Seperti galibnya pemeluk agama Budha, Selasa tanggal 29 Mei 2018 pagi, warga Dusun Thekelan, Desa Batur, Kecamatan Getasan , Kabupaten Semarang juga menggelar peringatan hari Tri Suci Waisak di Vihara Bhumika setempat. Eloknya, para pemeluk agama non Budha, ikut menunggui prosesi tersebut dan memberikan ucapan selamat. Seperti apa gambarannya, berikut catatannya.
Sekitar pk 08.00, seluruh umat Budha yang berdiam di Dusun Thekelan sudah memulai prosesi peringatan hari Tri Suci Waisak. Kebetulan, di dusun ini memang terdapat Vihara bernama Bhumika yang dijadikan tempat ibadah pemeluk Budha. Sementara peringatan keagamaan tengah berlangsung, umat Muslim dan Kristiani yang tinggal di punggung Merbabu, ikut menunggunya.
Hampir dua jam prosesi berlangsung, sekitar pk 10.00, seluruh peserta kegiatan keagamaan keluar dari Vihara dan berdiri berjajar. Tak menunggu lebih lama, seorang pimpinan agama Budha, menyampaikan rasa terima kasihnya atas segala perhatian pemeluk agama non Budha yang mau memberikan apresiasi terhadap keberadaan mereka.

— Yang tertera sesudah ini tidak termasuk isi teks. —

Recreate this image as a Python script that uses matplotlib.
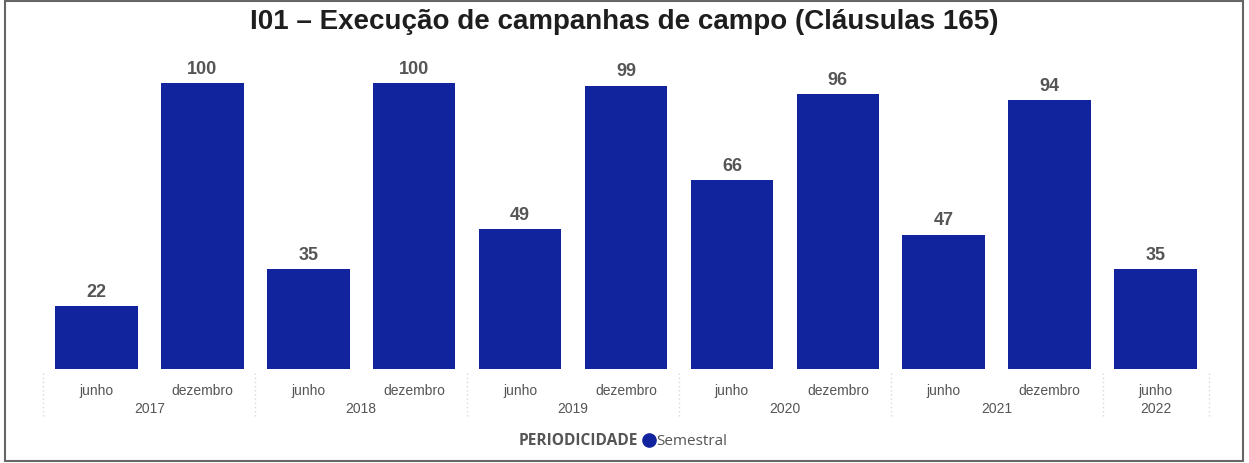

Selanjutnya Kepala Desa Batur , Radix Wahyu Dwi Yuni Ariadi yang ikut hadir, mewakili warga Desa Batur memberikan ucapan selamat atas perayaan hari suci umat Budha tersebut. Usai ditutup pernyataan singkat itu, spontan warga non Budha langsung menyalami satu persatu umat Budha yang berdiri berjajar di sepanjang jalan.
Ada keharuan saat warga non Budha bersalaman sekaligus memeluk saudaranya yang beragama Budha, bahkan tak sedikit yang menangis haru. Cukup banyak perempuan berhijab ikut antre bersalaman, mereka juga saling berpelukan. " Ini momen tahunan yang tak pernah kami lewatkan, berasa ada yang kurang kalau tidak mengikutinya," tutur salah satu ibu- ibu yang ada dalam antrean.

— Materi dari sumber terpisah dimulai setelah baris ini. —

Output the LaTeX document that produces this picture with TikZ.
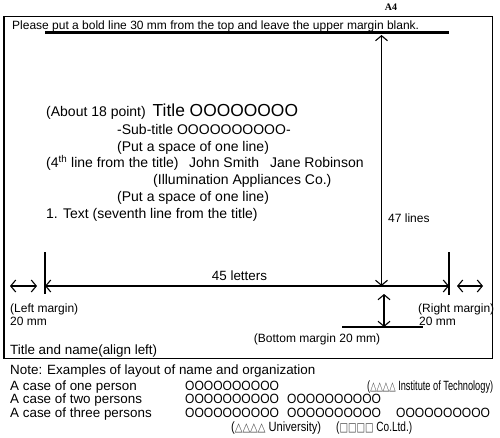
\documentclass[tikz,border=0pt]{standalone}
\usepackage{fontspec}
\setmainfont{Liberation Sans}
\newfontfamily\symfont{DejaVu Sans}
\newfontfamily\serfont{Liberation Serif}
\newfontfamily\ofont[FakeStretch=0.9]{Liberation Sans}
\usetikzlibrary{arrows.meta}
\tikzset{
  txt/.style={inner sep=0pt, anchor=base west, font=\fontsize{14}{16}\selectfont},
  lbl/.style={inner sep=0pt, anchor=base west, font=\fontsize{12}{14}\selectfont},
  nte/.style={inner sep=0pt, anchor=base west, font=\fontsize{13.4}{15}\selectfont},
  dim/.style={line width=1.1pt, {Straight Barb[length=5pt,width=12pt]}-{Straight Barb[length=5pt,width=12pt]}},
  tick/.style={line width=1.1pt},
  >=Stealth
}
\newcommand{\tris}{{\symfont\fontsize{12}{13}\selectfont\color{black!75}△△△△}}
\newcommand{\sqrs}{{\symfont\fontsize{12}{13}\selectfont\color{black!75}□□□□}}
\newcommand{\oos}{{\ofont OOOOOOOOOO}}
\newcommand{\fitw}[2]{\resizebox{#1}{\height}{#2}}

\begin{document}
\begin{tikzpicture}[x=1pt, y=-1pt]
  \useasboundingbox (0,0) rectangle (500,438);
  \draw[line width=1.3pt] (4,16.5) rectangle (492.5,358.5);
  \node[font=\serfont\bfseries\fontsize{10}{11}\selectfont] (a4) at (391,7) {A4};
  \node[lbl] (hint) at (12,29.5) {Please put a bold line 30 mm from the top and leave the upper margin blank.};
  % title block
  \node[txt] (about) at (46,116.5) {(About 18 point)};
  \node[txt, font=\fontsize{17.4}{20}\selectfont] (title) at (152.5,116.5) {Title OOOOOOOO};
  \node[txt] (sub) at (117,134.5) {-Sub-title OOOOOOOOOO-};
  \node[txt] (sp1) at (117,151.5) {(Put a space of one line)};
  \node[txt] (fourth) at (46,168) {(4\textsuperscript{th} line from the title)};
  \node[txt] (john) at (189,168) {John Smith};
  \node[txt] (jane) at (270,168) {Jane Robinson};
  \node[txt] (org) at (153,185) {(Illumination Appliances Co.)};
  \node[txt] (sp2) at (117,201.5) {(Put a space of one line)};
  \node[txt] (text) at (46,218.5) {1. Text (seventh line from the title)};
  % dimension labels
  \node[lbl] (lines) at (388,222.5) {47 lines};
  \node[nte, anchor=base] (letters) at (239.5,280.5) {45 letters};
  \node[lbl] (lm) at (10,312) {(Left margin)};
  \node[lbl] (lmv) at (10,325) {20 mm};
  \node[lbl] (rm) at (418,312) {(Right margin)};
  \node[lbl] (rmv) at (419,325) {20 mm};
  \node[lbl, anchor=base] (bm) at (317,342) {(Bottom margin 20 mm)};
  \node[nte] (align) at (10,354) {Title and name(align left)};
  % points
  \coordinate (b0) at (45,33);
  \coordinate (b1) at (449,33);
  \coordinate (vt) at (381.5,35);
  \coordinate (vb) at (381.5,286);
  \coordinate (h0) at (45,286);
  \coordinate (h1) at (449,286);
  \coordinate (tl0) at (45,252);
  \coordinate (tl1) at (45,294);
  \coordinate (tr0) at (449,252);
  \coordinate (tr1) at (449,295);
  \coordinate (l0) at (10,286);
  \coordinate (l1) at (37,286);
  \coordinate (r0) at (457,286);
  \coordinate (r1) at (483,286);
  \coordinate (m0) at (384,294);
  \coordinate (m1) at (384,327);
  \coordinate (g0) at (342,327);
  \coordinate (g1) at (423,327);
  % lines
  \draw[line width=3pt] (b0) -- (b1);
  \draw[dim] (vt) -- (vb);
  \draw[dim] (h0) -- (h1);
  \draw[tick] (tl0) -- (tl1);
  \draw[tick] (tr0) -- (tr1);
  \draw[dim] (l0) -- (l1);
  \draw[dim] (r0) -- (r1);
  \draw[dim] (m0) -- (m1);
  \draw[tick] (g0) -- (g1);
  % note below the frame
  \node[nte] (note) at (10,374.5) {Note: Examples of layout of name and organization};
  \node[nte] (one) at (10,390) {A case of one person};
  \node[nte] (two) at (10,403.5) {A case of two persons};
  \node[nte] (three) at (10,417.5) {A case of three persons};
  \node[nte] (o1a) at (185,390) {\oos};
  \node[nte] (inst) at (367,390) {\fitw{126pt}{(\tris\ Institute of Technology)}};
  \node[nte] (o2a) at (185,403.5) {\oos};
  \node[nte] (o2b) at (287,403.5) {\oos};
  \node[nte] (o3a) at (185,417.5) {\oos};
  \node[nte] (o3b) at (287,417.5) {\oos};
  \node[nte] (o3c) at (396,417.5) {\oos};
  \node[nte] (univ) at (231,431) {\fitw{90pt}{(\tris\ University)}};
  \node[nte] (coltd) at (336,431) {\fitw{76pt}{(\sqrs\ Co.Ltd.)}};
\end{tikzpicture}
\end{document}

Ya, apa yang diungkapkan ibu berhijab itu benar adanya. Momen seperti peringatan Tri Suci Waisak, Natal dan hari Raya Idhul Fitri merupakan ritual wajib yang diikuti oleh seluruh penghuni dusun yang berada terletak di pintu masuk pendakian Gunung Merbabu tersebut.

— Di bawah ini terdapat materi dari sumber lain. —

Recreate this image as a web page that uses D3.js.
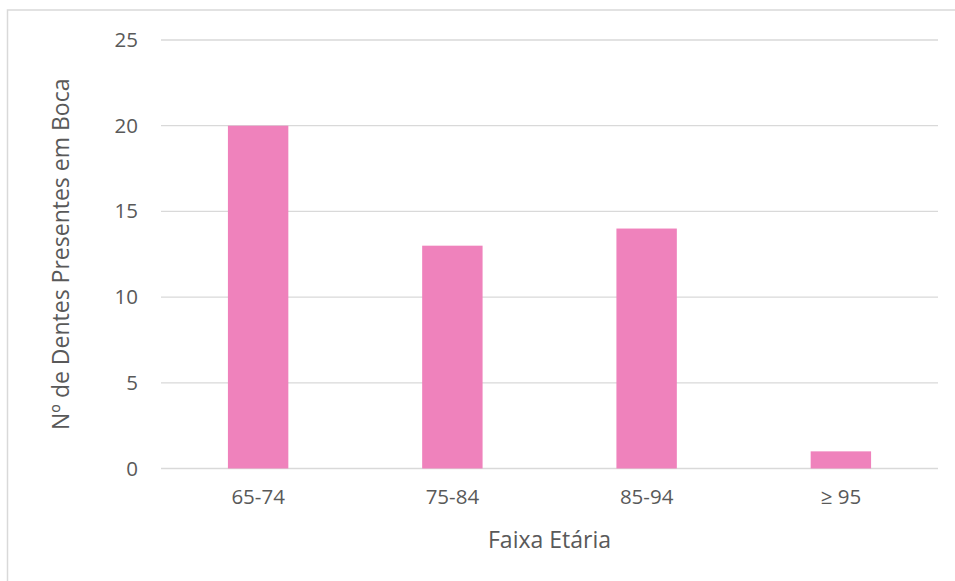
<!DOCTYPE html>
<html>
<head>
<meta charset="utf-8">
<script src="https://cdn.jsdelivr.net/npm/d3@7/dist/d3.min.js"></script>
<style>
  html, body { margin: 0; padding: 0; background: #fff; }
  svg text { font-family: "Open Sans", "Noto Sans", sans-serif; fill: #595959; }
</style>
</head>
<body>
<svg id="chart" width="955" height="581"></svg>
<script>
// Teeth present in the mouth by age group
const categories = ["65-74", "75-84", "85-94", "\u2265 95"];
const teethValues = [20, 13, 14, 1];
const yTickValues = [0, 5, 10, 15, 20, 25];

const svg = d3.select("#chart");
const W = 955, H = 581;
const plot = { left: 161, right: 938, top: 40, bottom: 468.5 };

// Chart frame (extends past the right and bottom edges)
svg.append("rect")
  .attr("x", 7.5).attr("y", 10)
  .attr("width", W + 20).attr("height", H + 20)
  .attr("fill", "#fff")
  .attr("stroke", "#d9d9d9").attr("stroke-width", 1.5);

const x = d3.scaleBand()
  .domain(categories)
  .range([plot.left, plot.right])
  .paddingInner(0.689)
  .paddingOuter(0.3445);

const y = d3.scaleLinear()
  .domain([0, 25])
  .range([plot.bottom, plot.top]);

// Horizontal gridlines
svg.append("g")
  .selectAll("line")
  .data(yTickValues)
  .join("line")
  .attr("x1", plot.left).attr("x2", plot.right)
  .attr("y1", d => y(d)).attr("y2", d => y(d))
  .attr("stroke", "#d9d9d9").attr("stroke-width", 1.3);

// Bars
svg.append("g")
  .selectAll("rect")
  .data(categories.map((c, i) => ({ c, v: teethValues[i] })))
  .join("rect")
  .attr("x", d => x(d.c))
  .attr("width", x.bandwidth())
  .attr("y", d => y(d.v))
  .attr("height", d => y(0) - y(d.v))
  .attr("fill", "#ef82bc");

// Y axis labels
const yAxis = svg.append("g")
  .attr("transform", `translate(${plot.left},0)`)
  .call(d3.axisLeft(y).tickValues(yTickValues).tickSize(0).tickPadding(23));
yAxis.select(".domain").remove();
yAxis.selectAll("text")
  .style("font-size", "20.5px")
  .style("fill", "#595959")
  .style("font-family", "\"Open Sans\", sans-serif");

// X axis labels
const xAxis = svg.append("g")
  .attr("transform", `translate(0,${plot.bottom})`)
  .call(d3.axisBottom(x).tickSize(0).tickPadding(21));
xAxis.select(".domain").remove();
xAxis.selectAll("text")
  .style("font-size", "20.5px")
  .style("fill", "#595959")
  .style("font-family", "\"Open Sans\", sans-serif");

// Axis titles
svg.append("text")
  .attr("x", (plot.left + plot.right) / 2)
  .attr("y", 548)
  .attr("text-anchor", "middle")
  .style("font-size", "23px")
  .text("Faixa Et\u00e1ria");

svg.append("text")
  .attr("transform", `translate(69,${(plot.top + plot.bottom) / 2}) rotate(-90)`)
  .attr("text-anchor", "middle")
  .style("font-size", "23px")
  .text("N\u00ba de Dentes Presentes em Boca");
</script>
</body>
</html>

Kendati berada di ujung aspal, namun, rasa kebersamaan yang ada di Thekelan sangat layak diapresiasi. Di sini, terdapat tiga pemeluk agama, yakni Islam , Kristen dan Budha.Untuk mendukung kebebasan beragama tersebut, di dusun yang sama berdiri Masjid, Gereja serta Vihara. Semuanya berjalan normal, belum pernah terjadi gesekan antar umat. Sepertinya, toleransi benar- benar sangat dijunjung tinggi.
Idhul Fitri
Di kampong yang berada di ketinggian 1600 mdpl ini, kawula mudanya juga berbaur dalam Komunitas Peduli Putra Syarif Merbabu (Komppas) selaku pengelola basecamp Merbabu sekaligus merupakan tim SAR andalan bagi pendaki yang menemui masalah di atas puncak Merbabu. " Di dalam Komppas, personilnya memiliki keberagaman beragama. Dan hal itu tak masalah bagi kami," ungkap Bento, pentolan Komppas.
Menurut Bento, Komppas merupakan komunitas pendaki yang orientasinya bergerak dibidang sosial, jadi, otomatis perbedaan agama tak menjadi penghalang. Bahkan, satu sama lain saling memberikan support. " Kalau sudah menangani pendaki yang tersesat atau mengalami kecelakaan, kan tidak mungkin kami menanyakan agama mereka," jelasnya.
Begitu pun selaku tim SAR, lanjut Bento, saat berada di puncak gunung, sangat tidak mungkin berfikir soal agama. Sebab, yang dinomor satukan adalah keselamatan personil tim, mau pun korban yang mayoritas dari kalangan pendaki. " Nah, hal itu terbawa dalam kehidupan sehari- hari kami di sini," tuturnya.